The overstuffed grinder in question, aptly-named “The Goblin King’s Ultimate Package,” pays loving tribute to “that which lies beneath” David Bowie’s nut-hugging, grey riding pants snugly worn in Jim Henson’s 1986 fantasy dance vehicle, Labyrinth.  In it, Bowie plays a teased-hair wizard-type who reigns over a giant multi- square-mile stone maze holding children captive and casting creepy musical spells while dancing around with puppets.

Giving new meaning to the term “Manwich,” Melt’s newest zesty monstrosity features “Bowie’s Spicy Battered Cod-Piece” and “Sir Didymus’s Sweet n’ Spicy Jalapeno Hush Puppies” peaking out from behind a nest of “Hoggle’s Hot Pepper and Pickle Slaw.” Cover it up with “Ludo’s Lip-Smacking Pepper Jack,” pack it all between two pieces of bread, and you’ve got yourself a sandwich that leaves nothing to the imagination.

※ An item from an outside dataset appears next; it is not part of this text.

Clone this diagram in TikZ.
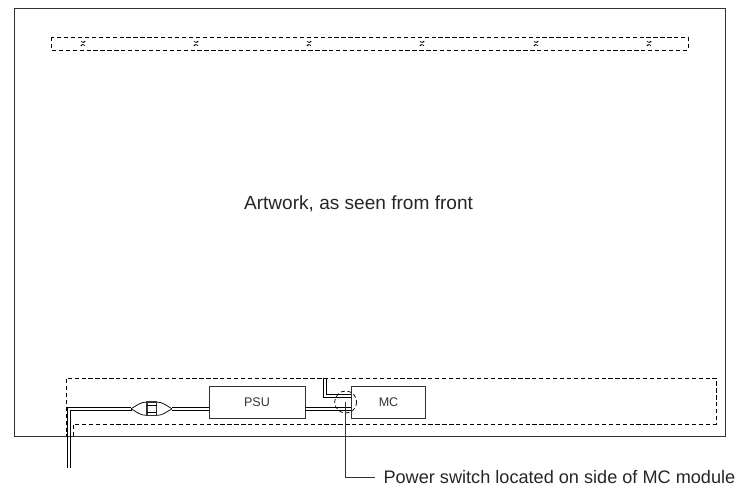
\documentclass[tikz,border=0pt]{standalone}
\usepackage{fontspec}
\setmainfont{Liberation Sans}
\usepackage{tikz}
\usetikzlibrary{calc}

\definecolor{inkline}{gray}{0.2}
\tikzset{
  module/.style={draw=inkline,line width=0.6pt,minimum width=72pt,minimum height=24pt,inner sep=0pt,text=inkline,font=\fontsize{9.4}{11}\selectfont},
  wire/.style={draw=black,line width=0.55pt},
  zone/.style={draw=black,line width=0.55pt,dash pattern=on 3.2pt off 2pt},
  caption/.style={inner sep=0pt,text=black!85,font=\fontsize{14.3}{17}\selectfont}
}

\begin{document}
\begin{tikzpicture}[x=0.75pt,y=-0.75pt]
  \useasboundingbox (0,0) rectangle (739,490);

  % outer frame
  \draw[draw=inkline,line width=0.65pt] (14,8) rectangle (725,436.5);

  \node[caption,anchor=center] (artwork) at (358.5,204) {Artwork, as seen from front};

  % strip along the top with its fixings
  \draw[zone] (51,37) rectangle (688,50);
  \foreach \x in {83,196,309,422,536,649} {
    \draw[line width=0.55pt] (\x-2,41.5) arc (135:45:3);
    \draw[line width=0.55pt] (\x+2,45.5) arc (-45:-135:3);
    \draw[line width=0.55pt] (\x-2.2,46) -- (\x-0.6,44.6);
    \draw[line width=0.55pt] (\x+0.6,42.4) -- (\x+2.2,41);
  }

  % strip along the bottom
  \draw[zone] (73,436) -- (73,424) -- (716,424) -- (716,378) -- (66,378) -- (66,436);

  \node[module] (psu) at (257,402) {PSU\hspace{3.75pt}};
  \node[module,minimum width=55pt] (mc) at (388.5,402) {MC\hspace{8.2pt}};

  % plug on the mains lead
  \coordinate (plugl) at (131,408.8);
  \coordinate (plugr) at (172,408.8);
  \coordinate (plugtl) at (147,402);
  \coordinate (plugbl) at (147,415.4);
  \coordinate (plugtr) at (156.5,402);
  \coordinate (plugbr) at (156.5,415.4);

  \draw[wire] (67.5,468) -- (67.5,407.5) -- (plugl |- 0,407.5);
  \draw[wire] (70.8,468) -- (70.8,410.6) -- (plugl |- 0,410.6);
  \draw[wire] (plugl |- 0,407.5) -- (plugl |- 0,410.6);
  \draw[wire] (plugl) .. controls (137,405.5) and (140,402) .. (plugtl);
  \draw[wire] (plugl) .. controls (137,412) and (140,415.4) .. (plugbl);
  \draw[wire] (plugr) .. controls (166,405.5) and (163,402) .. (plugtr);
  \draw[wire] (plugr) .. controls (166,412) and (163,415.4) .. (plugbr);
  \draw[wire,line width=1.3pt,draw=inkline] (plugtl) rectangle (plugbr);
  \draw[wire] (plugtl |- 0,405.5) -- (plugtr |- 0,405.5);
  \draw[wire] (plugtl |- 0,412) -- (plugtr |- 0,412);

  % leads between the modules
  \draw[wire] (plugr |- 0,407.5) -- (psu.west |- 0,407.5);
  \draw[wire] (plugr |- 0,410) -- (psu.west |- 0,410);
  \draw[wire] (psu.east |- 0,407.4) -- (mc.west |- 0,407.4);
  \draw[wire] (psu.east |- 0,410) -- (mc.west |- 0,410);
  \draw[wire] (323.4,378) -- (323.4,397.4) -- (mc.west |- 0,397.4);
  \draw[wire] (326,378) -- (326,394.8) -- (mc.west |- 0,394.8);

  % power switch
  \coordinate (switch) at (345.7,402);
  \draw[line width=0.55pt,dash pattern=on 3pt off 2pt] (switch) circle (11);

  \node[caption,anchor=west,font=\fontsize{13.6}{16}\selectfont] (note) at (383.3,477) {Power switch located on side of MC module};
  \coordinate (bend) at (345.7,477);
  \draw[draw=inkline,line width=0.55pt] (note.west) ++(-8.5,0) -- (bend) -- (switch);
\end{tikzpicture}
\end{document}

Past dinner-and-a movie specials from Melt’s repertoire have included the “Dazed and Very Confused Donut Bacon Burger Melt” (the movie tie-in should be obvious) and the “My Special Purpose Hot Tuna Melt,” referencing Steve Martin’s self-discovery in “The Jerk.”

If you’re in the Cleveland area and you want to get your hands on the “Ultimate Package,” it’s available at Melt through the weekend. 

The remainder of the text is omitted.